Given instruction:
Among the entries, which lines carry the string "this"? Copy each of them.

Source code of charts

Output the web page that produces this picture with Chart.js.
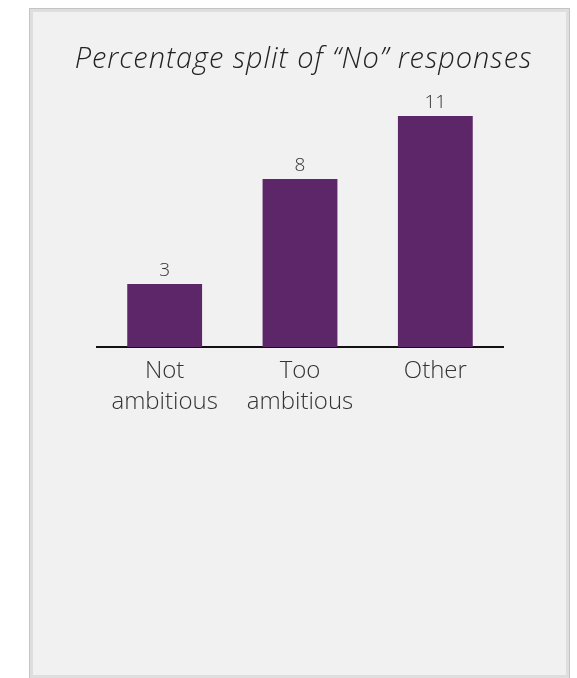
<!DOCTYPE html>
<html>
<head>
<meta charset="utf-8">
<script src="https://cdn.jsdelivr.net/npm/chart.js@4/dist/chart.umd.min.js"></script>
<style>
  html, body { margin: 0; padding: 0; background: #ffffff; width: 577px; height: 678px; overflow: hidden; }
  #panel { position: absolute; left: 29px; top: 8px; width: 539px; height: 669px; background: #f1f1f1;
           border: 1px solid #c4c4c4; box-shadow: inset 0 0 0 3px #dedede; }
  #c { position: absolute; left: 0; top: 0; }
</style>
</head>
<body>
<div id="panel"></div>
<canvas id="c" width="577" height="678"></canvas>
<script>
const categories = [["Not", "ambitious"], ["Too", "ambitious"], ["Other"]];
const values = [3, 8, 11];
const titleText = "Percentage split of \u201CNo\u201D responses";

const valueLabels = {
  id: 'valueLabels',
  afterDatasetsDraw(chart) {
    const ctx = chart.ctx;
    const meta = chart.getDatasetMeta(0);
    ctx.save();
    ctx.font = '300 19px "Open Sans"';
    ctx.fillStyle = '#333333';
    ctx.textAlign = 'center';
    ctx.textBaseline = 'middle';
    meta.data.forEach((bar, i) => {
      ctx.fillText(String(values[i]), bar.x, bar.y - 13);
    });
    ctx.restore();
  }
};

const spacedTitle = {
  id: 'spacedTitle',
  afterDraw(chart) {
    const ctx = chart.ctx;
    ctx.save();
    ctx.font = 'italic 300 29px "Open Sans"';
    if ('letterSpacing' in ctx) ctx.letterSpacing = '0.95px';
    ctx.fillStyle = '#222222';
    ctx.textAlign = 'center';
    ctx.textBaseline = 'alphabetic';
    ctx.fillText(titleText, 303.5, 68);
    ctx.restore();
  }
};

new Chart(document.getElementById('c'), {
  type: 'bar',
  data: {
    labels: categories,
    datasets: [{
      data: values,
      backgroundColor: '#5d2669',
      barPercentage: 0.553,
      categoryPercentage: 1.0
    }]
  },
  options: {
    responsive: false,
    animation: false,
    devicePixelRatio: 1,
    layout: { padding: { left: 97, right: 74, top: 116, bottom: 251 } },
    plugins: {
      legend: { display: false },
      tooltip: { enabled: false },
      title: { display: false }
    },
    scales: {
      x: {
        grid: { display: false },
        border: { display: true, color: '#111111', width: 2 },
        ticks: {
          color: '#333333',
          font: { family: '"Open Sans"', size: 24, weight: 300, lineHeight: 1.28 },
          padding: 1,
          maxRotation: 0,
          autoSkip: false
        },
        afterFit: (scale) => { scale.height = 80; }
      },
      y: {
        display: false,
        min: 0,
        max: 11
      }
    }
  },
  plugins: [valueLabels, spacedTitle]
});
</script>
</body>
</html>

--

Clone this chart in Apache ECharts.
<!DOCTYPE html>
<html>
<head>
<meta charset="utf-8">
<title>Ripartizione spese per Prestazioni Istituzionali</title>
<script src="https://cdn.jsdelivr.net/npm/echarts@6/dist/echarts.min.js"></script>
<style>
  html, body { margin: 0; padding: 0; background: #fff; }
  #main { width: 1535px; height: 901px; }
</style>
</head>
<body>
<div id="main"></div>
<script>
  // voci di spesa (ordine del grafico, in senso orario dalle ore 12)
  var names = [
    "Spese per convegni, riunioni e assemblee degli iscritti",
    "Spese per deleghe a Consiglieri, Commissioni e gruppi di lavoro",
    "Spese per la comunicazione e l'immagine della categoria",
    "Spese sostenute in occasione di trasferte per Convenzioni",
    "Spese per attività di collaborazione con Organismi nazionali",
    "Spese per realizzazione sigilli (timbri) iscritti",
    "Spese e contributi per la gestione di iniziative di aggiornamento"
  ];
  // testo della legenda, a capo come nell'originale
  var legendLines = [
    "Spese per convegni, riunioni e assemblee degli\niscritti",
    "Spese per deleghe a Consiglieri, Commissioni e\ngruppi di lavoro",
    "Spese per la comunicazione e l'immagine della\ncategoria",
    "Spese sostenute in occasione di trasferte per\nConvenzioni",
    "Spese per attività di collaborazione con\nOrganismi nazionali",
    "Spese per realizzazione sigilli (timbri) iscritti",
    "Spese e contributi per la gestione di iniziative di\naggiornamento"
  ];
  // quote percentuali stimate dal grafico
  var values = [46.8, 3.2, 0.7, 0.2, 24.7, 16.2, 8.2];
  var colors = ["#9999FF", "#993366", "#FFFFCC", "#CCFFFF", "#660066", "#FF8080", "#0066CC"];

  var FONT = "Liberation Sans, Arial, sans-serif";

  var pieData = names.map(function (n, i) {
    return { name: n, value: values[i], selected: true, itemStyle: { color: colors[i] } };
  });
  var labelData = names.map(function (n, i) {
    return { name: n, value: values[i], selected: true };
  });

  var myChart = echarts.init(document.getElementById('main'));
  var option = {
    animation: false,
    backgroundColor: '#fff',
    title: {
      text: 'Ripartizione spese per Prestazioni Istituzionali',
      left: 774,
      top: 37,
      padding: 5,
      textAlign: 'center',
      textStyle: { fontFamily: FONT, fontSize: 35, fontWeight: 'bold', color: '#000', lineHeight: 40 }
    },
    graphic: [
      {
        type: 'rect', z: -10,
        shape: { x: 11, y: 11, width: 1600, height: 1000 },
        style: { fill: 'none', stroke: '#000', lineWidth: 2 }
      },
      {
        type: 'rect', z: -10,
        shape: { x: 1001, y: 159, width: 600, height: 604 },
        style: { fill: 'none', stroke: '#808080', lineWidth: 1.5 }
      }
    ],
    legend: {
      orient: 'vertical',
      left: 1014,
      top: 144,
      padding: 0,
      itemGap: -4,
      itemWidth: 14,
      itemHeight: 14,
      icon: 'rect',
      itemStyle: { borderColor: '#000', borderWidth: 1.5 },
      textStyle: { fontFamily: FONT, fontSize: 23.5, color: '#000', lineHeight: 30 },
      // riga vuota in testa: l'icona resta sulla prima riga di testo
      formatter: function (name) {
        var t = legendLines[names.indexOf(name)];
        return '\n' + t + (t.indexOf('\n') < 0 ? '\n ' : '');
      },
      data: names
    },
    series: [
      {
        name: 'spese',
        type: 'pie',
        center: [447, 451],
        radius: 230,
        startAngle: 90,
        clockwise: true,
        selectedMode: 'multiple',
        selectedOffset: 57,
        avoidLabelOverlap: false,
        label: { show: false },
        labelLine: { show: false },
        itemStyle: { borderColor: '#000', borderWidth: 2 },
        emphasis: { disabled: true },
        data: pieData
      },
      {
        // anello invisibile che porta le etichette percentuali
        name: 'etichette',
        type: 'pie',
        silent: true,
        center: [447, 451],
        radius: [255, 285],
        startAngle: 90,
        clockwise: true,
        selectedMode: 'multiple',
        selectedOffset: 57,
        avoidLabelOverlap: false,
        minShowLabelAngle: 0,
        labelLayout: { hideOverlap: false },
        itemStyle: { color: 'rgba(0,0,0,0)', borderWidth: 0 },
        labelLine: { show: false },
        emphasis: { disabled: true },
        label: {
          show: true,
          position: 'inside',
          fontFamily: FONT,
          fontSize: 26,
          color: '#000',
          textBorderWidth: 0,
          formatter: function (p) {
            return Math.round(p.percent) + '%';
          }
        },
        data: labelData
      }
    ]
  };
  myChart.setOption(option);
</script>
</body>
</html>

...

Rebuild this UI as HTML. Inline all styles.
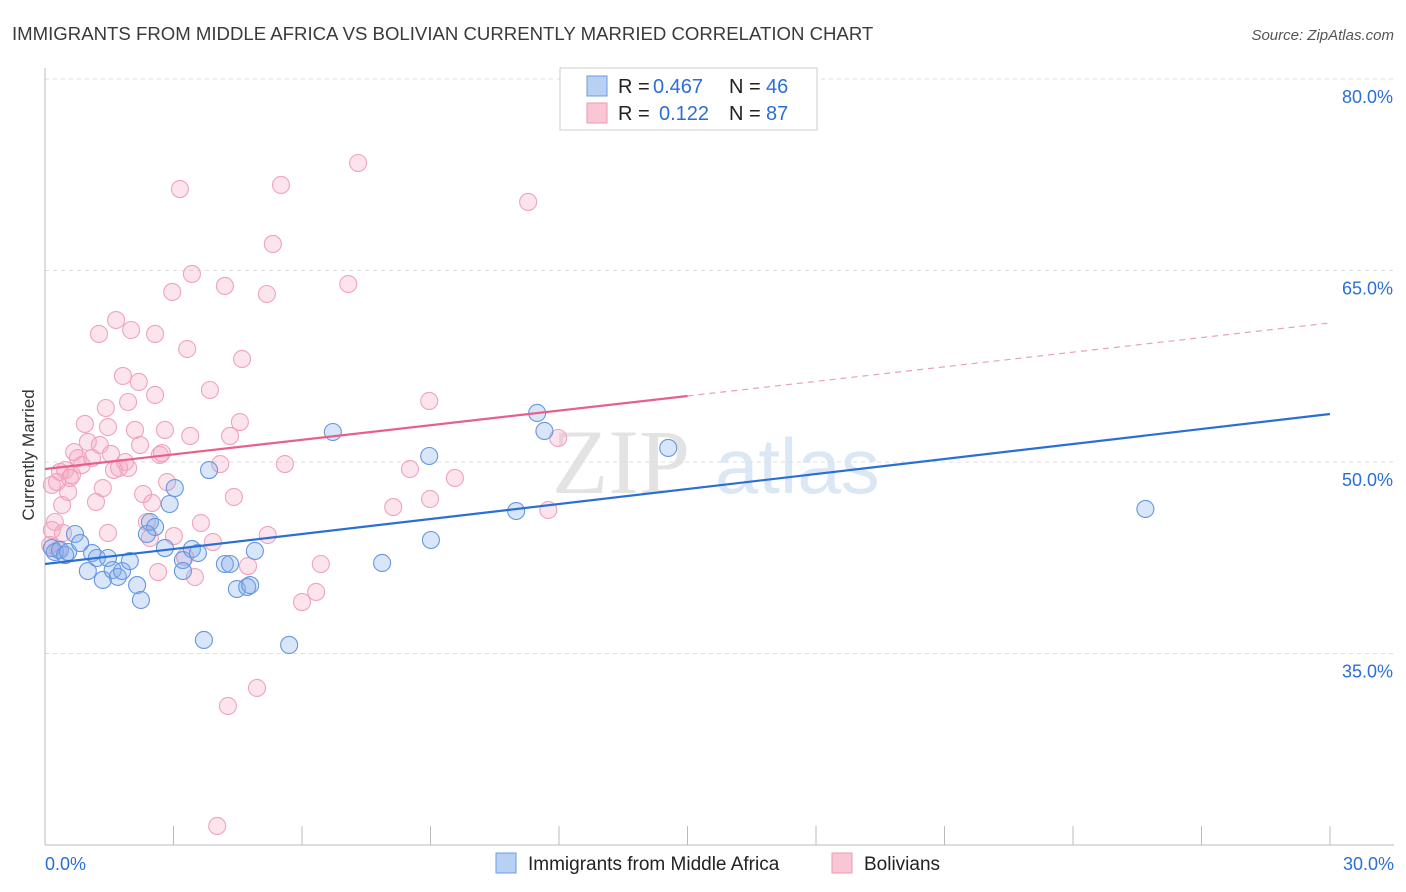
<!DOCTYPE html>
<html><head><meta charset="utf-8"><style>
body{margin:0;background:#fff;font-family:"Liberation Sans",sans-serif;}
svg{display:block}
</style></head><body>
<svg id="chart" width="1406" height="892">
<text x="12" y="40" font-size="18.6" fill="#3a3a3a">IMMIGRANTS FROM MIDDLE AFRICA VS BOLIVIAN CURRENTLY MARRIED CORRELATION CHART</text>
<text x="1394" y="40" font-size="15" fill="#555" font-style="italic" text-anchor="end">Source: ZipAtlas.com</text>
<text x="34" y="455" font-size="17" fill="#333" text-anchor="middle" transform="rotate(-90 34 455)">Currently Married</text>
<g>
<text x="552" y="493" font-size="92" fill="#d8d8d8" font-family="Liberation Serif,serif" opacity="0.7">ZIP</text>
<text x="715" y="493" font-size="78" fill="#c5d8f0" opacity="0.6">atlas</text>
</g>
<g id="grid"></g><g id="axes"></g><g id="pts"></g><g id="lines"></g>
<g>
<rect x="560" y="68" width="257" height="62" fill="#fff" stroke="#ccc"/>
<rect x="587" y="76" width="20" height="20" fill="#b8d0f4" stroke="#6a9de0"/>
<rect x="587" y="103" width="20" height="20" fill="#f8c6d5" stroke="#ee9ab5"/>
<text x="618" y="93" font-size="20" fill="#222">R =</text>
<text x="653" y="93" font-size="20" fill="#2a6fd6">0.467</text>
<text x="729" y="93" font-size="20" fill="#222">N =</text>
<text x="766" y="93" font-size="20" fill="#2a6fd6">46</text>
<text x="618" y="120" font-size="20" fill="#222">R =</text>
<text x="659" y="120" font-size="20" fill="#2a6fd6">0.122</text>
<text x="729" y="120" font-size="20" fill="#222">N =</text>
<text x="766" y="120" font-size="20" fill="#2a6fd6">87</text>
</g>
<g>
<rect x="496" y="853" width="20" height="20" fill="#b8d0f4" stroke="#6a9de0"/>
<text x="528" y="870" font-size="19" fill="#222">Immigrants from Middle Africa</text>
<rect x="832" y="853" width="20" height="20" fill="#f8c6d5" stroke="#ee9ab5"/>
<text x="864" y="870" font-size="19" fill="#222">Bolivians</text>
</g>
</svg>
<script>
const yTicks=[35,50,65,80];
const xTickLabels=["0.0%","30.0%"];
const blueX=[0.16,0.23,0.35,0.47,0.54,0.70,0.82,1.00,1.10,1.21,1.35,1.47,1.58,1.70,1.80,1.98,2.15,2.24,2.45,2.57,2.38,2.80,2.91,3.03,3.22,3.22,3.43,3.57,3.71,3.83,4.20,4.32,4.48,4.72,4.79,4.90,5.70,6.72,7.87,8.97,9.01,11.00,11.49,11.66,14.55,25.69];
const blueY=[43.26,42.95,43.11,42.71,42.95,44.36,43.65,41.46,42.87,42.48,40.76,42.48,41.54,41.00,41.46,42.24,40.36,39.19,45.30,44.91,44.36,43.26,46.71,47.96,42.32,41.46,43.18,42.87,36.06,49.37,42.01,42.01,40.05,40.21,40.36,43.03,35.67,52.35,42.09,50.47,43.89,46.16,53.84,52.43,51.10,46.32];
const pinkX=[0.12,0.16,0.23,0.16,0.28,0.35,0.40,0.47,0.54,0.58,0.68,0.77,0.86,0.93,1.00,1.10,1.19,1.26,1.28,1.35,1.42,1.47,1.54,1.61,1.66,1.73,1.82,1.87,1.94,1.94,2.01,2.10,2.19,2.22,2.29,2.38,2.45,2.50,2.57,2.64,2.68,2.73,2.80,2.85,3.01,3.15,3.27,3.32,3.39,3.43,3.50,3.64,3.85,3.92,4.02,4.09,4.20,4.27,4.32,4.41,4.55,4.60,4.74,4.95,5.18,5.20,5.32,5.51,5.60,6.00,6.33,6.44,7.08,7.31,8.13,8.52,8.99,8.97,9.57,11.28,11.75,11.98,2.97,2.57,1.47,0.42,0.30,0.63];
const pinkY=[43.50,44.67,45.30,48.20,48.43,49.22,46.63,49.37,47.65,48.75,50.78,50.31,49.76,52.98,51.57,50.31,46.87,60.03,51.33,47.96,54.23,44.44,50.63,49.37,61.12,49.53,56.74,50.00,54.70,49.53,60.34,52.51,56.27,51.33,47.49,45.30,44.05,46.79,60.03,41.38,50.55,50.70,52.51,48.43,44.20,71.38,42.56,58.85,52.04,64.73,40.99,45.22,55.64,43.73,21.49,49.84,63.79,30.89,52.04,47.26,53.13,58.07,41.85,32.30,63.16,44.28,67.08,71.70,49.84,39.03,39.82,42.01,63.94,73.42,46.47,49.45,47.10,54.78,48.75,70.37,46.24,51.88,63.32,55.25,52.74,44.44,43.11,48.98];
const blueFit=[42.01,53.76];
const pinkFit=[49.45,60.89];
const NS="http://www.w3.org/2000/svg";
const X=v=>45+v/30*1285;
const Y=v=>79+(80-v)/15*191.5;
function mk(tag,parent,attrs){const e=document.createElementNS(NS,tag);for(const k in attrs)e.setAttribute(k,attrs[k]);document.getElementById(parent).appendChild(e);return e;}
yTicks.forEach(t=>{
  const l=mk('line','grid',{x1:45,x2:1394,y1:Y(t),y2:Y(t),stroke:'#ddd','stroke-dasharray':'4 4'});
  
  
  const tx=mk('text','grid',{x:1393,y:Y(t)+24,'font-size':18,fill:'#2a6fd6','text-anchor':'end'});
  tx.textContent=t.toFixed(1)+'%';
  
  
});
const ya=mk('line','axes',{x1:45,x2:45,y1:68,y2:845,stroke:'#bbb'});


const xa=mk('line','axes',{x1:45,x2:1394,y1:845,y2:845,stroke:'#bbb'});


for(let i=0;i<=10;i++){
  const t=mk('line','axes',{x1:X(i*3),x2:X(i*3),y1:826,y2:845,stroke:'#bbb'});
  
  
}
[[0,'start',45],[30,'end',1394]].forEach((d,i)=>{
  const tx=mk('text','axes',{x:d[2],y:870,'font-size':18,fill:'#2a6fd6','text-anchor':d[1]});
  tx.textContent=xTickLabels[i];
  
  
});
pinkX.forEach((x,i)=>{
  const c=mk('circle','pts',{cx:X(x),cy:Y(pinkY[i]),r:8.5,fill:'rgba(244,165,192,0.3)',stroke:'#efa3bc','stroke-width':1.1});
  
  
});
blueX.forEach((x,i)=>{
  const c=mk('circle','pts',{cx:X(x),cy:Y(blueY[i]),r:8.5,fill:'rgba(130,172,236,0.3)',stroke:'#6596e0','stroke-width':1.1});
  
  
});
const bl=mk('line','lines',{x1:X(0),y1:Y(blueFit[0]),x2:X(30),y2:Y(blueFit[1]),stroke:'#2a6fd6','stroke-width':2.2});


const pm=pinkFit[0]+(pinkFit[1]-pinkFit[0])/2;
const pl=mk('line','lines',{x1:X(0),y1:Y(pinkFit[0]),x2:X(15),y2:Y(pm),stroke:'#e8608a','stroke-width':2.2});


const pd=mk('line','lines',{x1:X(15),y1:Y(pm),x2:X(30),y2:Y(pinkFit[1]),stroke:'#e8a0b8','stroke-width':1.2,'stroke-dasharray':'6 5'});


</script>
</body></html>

Problem solution:
Output the web page that produces this picture with Chart.js.
Clone this chart in Apache ECharts.
Rebuild this UI as HTML. Inline all styles.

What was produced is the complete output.